Because of the remoteness of the area, the two remaining Giants multiplied and reformed their race. Soon Jotunheim had three strongholds: Utgard, the chief city of Jotunheim; Gastropnir, home of the Rock Giantess Menglad; and Thrymheim (“house of uproar”), the mountain stronghold of the Frost Giant Thiassi (also called Thiazi, Thjatsi or Thjazi). Thiassi was well versed in magick and was a master shape-shifter who could turn Himself into almost any animal, although He most often assumed the shape of a huge eagle with sharp talons. In this form, Thiassi would leave the safety of Jotunheim and travel into the rest of the world. On one such foray, He made the mistake of stealing an oxen from the God Loki, who happened to be slumming about in the world of men. In the fight that followed, Thiassi was burned to death by the rest of the gods. Odin then took the eyes from the dead Frost Giant and flung them up into heaven where they shone thereafter as stars.

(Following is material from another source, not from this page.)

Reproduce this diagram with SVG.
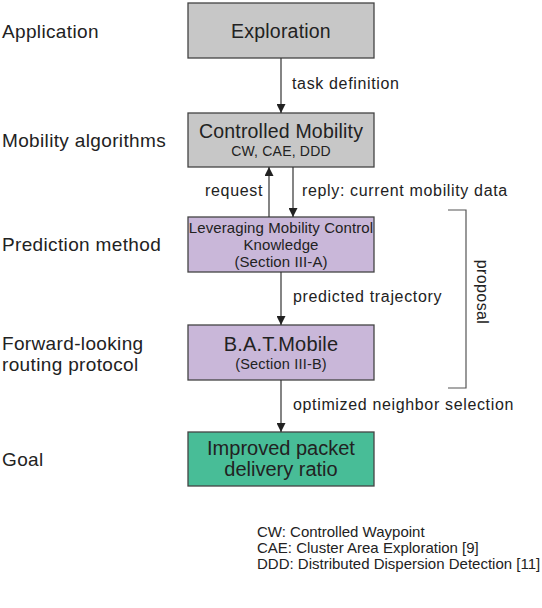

Thiassi had a daughter, the Frost Giantess Skadi (also spelled Skaoi, Skadhi or Skade). When her father Thiassi was slain by the gods, Skadi wanted to take revenge. Skadi left Jotunheim and traveled to Asgard to challenge the gods. The gods thought it wiser to reconcile and offered Her a marriage with one of Them. She was free to marry any god, but while She made Her choice She was only allowed to see the feet of the potential candidates. She noticed a very elegant pair of feet and, convinced that their owner was the fair god Balder (who was called ‘the beautiful’), She choose them. Unfortunately for Her, those feet belonged to the older god Njord (also spelled Njordh). Njord is the god of winds, sea and fire and the guardian of all who make their living from the sea.
The marriage between Njord and Skadi was not a happy one. She wanted to live where Her father had lived, in Thrymheim in the snowy mountains, and Njord wanted to live in Noatun, His palace by the sea. So They agreed to spend the first nine days in the mountains and the following nine days by the sea. Njord hated the nine days He spent in the mountains and complained about the shriek of the winds and the howling of the wolves. And when Skadi spent the nine days by the sea She hated the yammering of the gulls each day at dawn.
Since the living arrangement did not work out, Njord and Skadi eventually separated. Skadi returned to Her beloved snowy home Thrymheim. It is said that later Skadi became friendly with Odin and had a few children with him; and also that She married the god Ull (also spelled Ullr), the god of justice and dueling.
Today Skadi lives at Thrymheim in the remote area of Jotunheim, happily traveling about in the winter wilderness on skies or snowshoes. As a Frost Giantess, Skadi is the embodiment of a winter goddess.
Skadi is associated with snow-shoes, skis, winter, frost, ice, snow, and wolves. Skadi is a good goddess to call upon for help in doing protective magick, or if you desire to reclaim your own wild nature and to go outside your own limits and boundaries.